In The Current War, brilliant inventors and arch-rivals Thomas Edison (Benedict Cumberbatch) and Nikola Tesla (Nicholas Hoult) engage in increasingly vicious tactics in the battle to determine whether direct current (DC) or alternating current (AC) technology will ultimately bring electricity to the world at large. The film is based on an especially riveting period in the history of science: the so-called “war of the currents.”

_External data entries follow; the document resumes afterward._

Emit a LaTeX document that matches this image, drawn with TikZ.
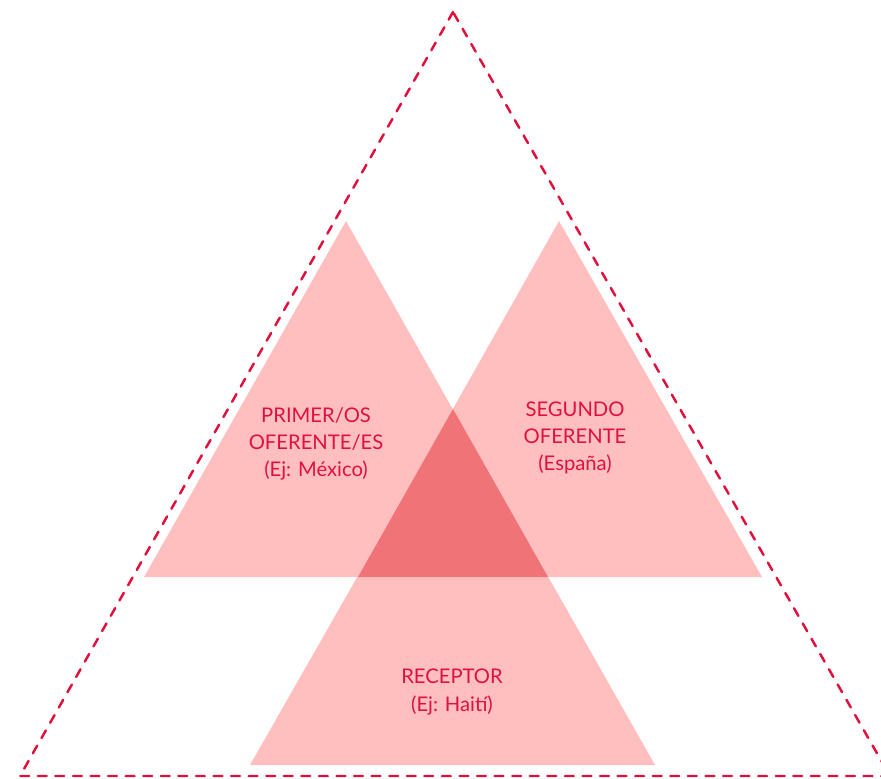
\documentclass[tikz,border=0pt]{standalone}
\usepackage{fontspec}
\setmainfont{Lato}
\usepackage{tikz}
\definecolor{rojo}{HTML}{E0103C}
\definecolor{rosa}{HTML}{FFBFBF}
\definecolor{rosaosc}{HTML}{F07377}
\tikzset{
  borde/.style={draw=rojo,line width=1.4pt,line cap=round,dash pattern=on 5 off 5},
  texto/.style={text=rojo,align=center,font=\fontsize{11.5}{15.5}\selectfont}
}

\begin{document}
\begin{tikzpicture}[x=0.02cm,y=-0.02cm]
  \useasboundingbox (0,0) rectangle (881,778);
  \fill[rosa](346,221) -- (144,577) -- (548,577) -- cycle;
  \fill[rosa](559,221) -- (358,577) -- (762,577) -- cycle;
  \fill[rosa](453,409) -- (250,765) -- (655,765) -- cycle;
  \fill[rosaosc](453,409) -- (358,577) -- (548,577) -- cycle;
  \begin{scope}
    \clip (0,0) rectangle (881,778);
    \draw[borde](453,12) -- (20,776) -- (890,776) -- cycle;
  \end{scope}
  \node[texto] (primer) at (316,444) {PRIMER/OS\\OFERENTE/ES\\(Ej: México)};
  \node[texto] (segundo) at (575,438) {SEGUNDO\\OFERENTE\\(España)};
  \node[texto] (receptor) at (452,692) {RECEPTOR\\(Ej: Haití)};
\end{tikzpicture}
\end{document}
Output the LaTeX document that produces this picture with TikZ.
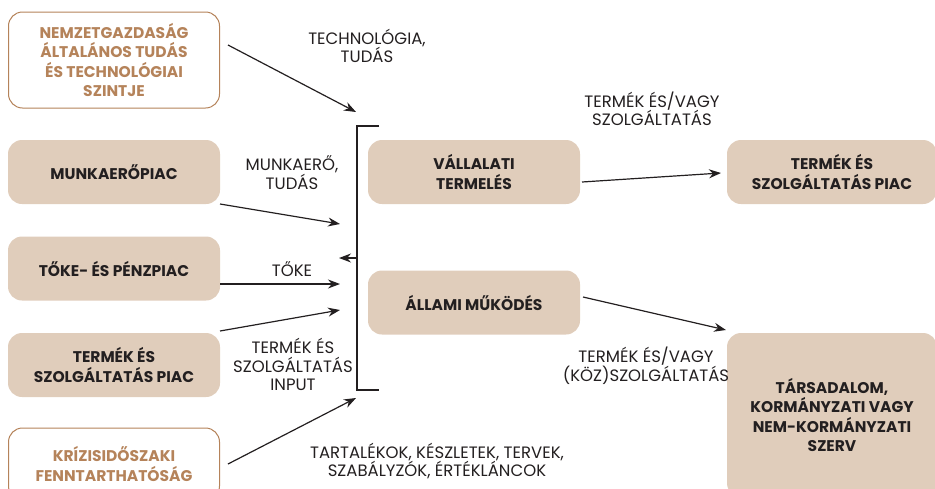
\documentclass[tikz,border=0pt]{standalone}
\usepackage{fontspec}
\setmainfont{Poppins}
\usetikzlibrary{positioning,arrows.meta}
\definecolor{boxfill}{HTML}{E0CDBB}
\definecolor{rimbrown}{HTML}{B5835A}
\definecolor{ink}{HTML}{231F20}

\begin{document}
\begin{tikzpicture}[x=1pt,y=-1pt,
    market/.style={rounded corners=14pt,fill=boxfill,text=ink,align=center,
      font=\bfseries\fontsize{15.5}{19.3}\selectfont,minimum width=212pt,minimum height=64pt,inner sep=0pt},
    outer/.style={rounded corners=14pt,draw=rimbrown,line width=1pt,fill=white,text=rimbrown,align=center,
      font=\bfseries\fontsize{15.5}{19.3}\selectfont,minimum width=211pt,inner sep=0pt},
    flow/.style={draw=ink,line width=1.2pt,-{Stealth[length=12pt,width=9pt]}},
    tag/.style={text=ink,align=center,font=\fontsize{16.5}{18.5}\selectfont}]
  \useasboundingbox (0,0) rectangle (935,488);

  % left column
  \node[outer,minimum height=96pt](nemz) at (114,60) {NEMZETGAZDAS\'AG\\\'ALTAL\'ANOS TUD\'AS\\\'ES TECHNOL\'OGIAI\\SZINTJE};
  \node[market](munka) at (114,172) {MUNKAER\H{O}PIAC};
  \node[market](toke) at (114,268.5) {T\H{O}KE- \'ES P\'ENZPIAC};
  \node[market](termin) at (114,365) {TERM\'EK \'ES\\SZOLG\'ALTAT\'AS PIAC};
  \node[outer,minimum height=72pt](kriz) at (114,464) {KR\'IZISID\H{O}SZAKI\\FENNTARTHAT\'OS\'AG};

  % middle
  \node[market](vall) at (474,172) {V\'ALLALATI\\TERMEL\'ES};
  \node[market](allami) at (474,302.5) {\'ALLAMI M\H{U}K\"OD\'ES};

  % right column
  \node[market,minimum width=210pt](termout) at (832,172) {TERM\'EK \'ES\\SZOLG\'ALTAT\'AS PIAC};
  \node[market,minimum width=210pt,minimum height=164pt](tars) at (832,415) {T\'ARSADALOM,\\KORM\'ANYZATI VAGY\\NEM-KORM\'ANYZATI\\SZERV};

  % bracket
  \coordinate (brtop) at (379,126);
  \coordinate (brbot) at (379,390);
  \coordinate (brmid) at (357,258);
  \draw[ink,line width=1.2pt] (brtop) -| (brbot -| brmid) -- (brbot);

  % inputs
  \coordinate (s1) at (228,45);   \coordinate (e1) at (356,112);
  \coordinate (s2) at (220,204);  \coordinate (e2) at (340,224);
  \coordinate (s3) at (220,284);  \coordinate (e3) at (340,284);
  \coordinate (s4) at (220,331);  \coordinate (e4) at (340,310);
  \coordinate (s5) at (228,464);  \coordinate (e5) at (356,398);
  \coordinate (back) at (339,258);
  \draw[flow] (s1) -- (e1);
  \draw[flow] (s2) -- (e2);
  \draw[flow] (s3) -- (e3);
  \draw[flow] (s4) -- (e4);
  \draw[flow] (s5) -- (e5);
  \draw[flow] (brmid) -- (back);

  % outputs
  \coordinate (s6) at (582,182);  \coordinate (e6) at (721,173);
  \coordinate (s7) at (583,297);  \coordinate (e7) at (726,330);
  \draw[flow] (s6) -- (e6);
  \draw[flow] (s7) -- (e7);

  % labels
  \node[tag](ltech) at (367,46) {TECHNOL\'OGIA,\\TUD\'AS};
  \node[tag](lmunka) at (292,172.5) {MUNKAER\H{O},\\TUD\'AS};
  \node[tag](ltoke) at (292,269) {T\H{O}KE};
  \node[tag](linput) at (293,364.5) {TERM\'EK \'ES\\SZOLG\'ALTAT\'AS\\INPUT};
  \node[tag](ltart) at (437,461) {TARTAL\'EKOK, K\'ESZLETEK, TERVEK,\\SZAB\'ALYZ\'OK, \'ERT\'EKL\'ANCOK};
  \node[tag](lout1) at (652,109) {TERM\'EK \'ES/VAGY\\SZOLG\'ALTAT\'AS};
  \node[tag](lout2) at (646,366) {TERM\'EK \'ES/VAGY\\(K\"OZ)SZOLG\'ALTAT\'AS};
\end{tikzpicture}
\end{document}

Produced by Martin Scorsese and directed by Alfonso Gomez-Rejon, The Current War actually premiered in 2017 at the Toronto Film Festival, and the Weinstein Company signed on as distributors. But then Harvey Weinstein was credibly accused of sexual abuse and stepped down from the company. The Current War was shelved and eventually sold off when the company declared bankruptcy, ending up with 101 Studios. And now it will get a broad theatrical release, in a slightly different form. Per Gomez-Rejon, he has added five additional scenes and trimmed ten minutes from the runtime.
In the late 19th century, most motors still ran on DC power, and attempts to create an AC version had failed. In 1882, while working as an electrical engineer with a Hungarian telephone company, Tesla conceived of a rotating magnetic field produced by two or more alternating currents out of step with each other—a sort of magnetic whirlwind that could be used to drive an electric motor. Within a few months he’d sketched out plans for all the components of a full power generating system.
Tesla emigrated to the US two years later and joined Thomas Edison’s lab in Menlo Park, New Jersey. But Edison brusquely dismissed Tesla’s idea for an AC system of power generation—largely because Edison had already invested heavily in promoting his own DC system.
Hundreds of central power stations were cropping up across America, each using different combinations of circuits and equipment. Edison’s Pearl Street generating station in Manhattan supplied DC power to a few hundred mansions of wealthy New Yorkers, as well as a smattering of mills, factories, and theaters in the city. George Westinghouse espoused AC, with more than 30 plants in operation by 1887. Whoever emerged victorious stood to gain a veritable monopoly on a highly lucrative market. When Tesla quit his job with Edison in a huff after being denied a promised bonus, Westinghouse was waiting in the wings and hired him.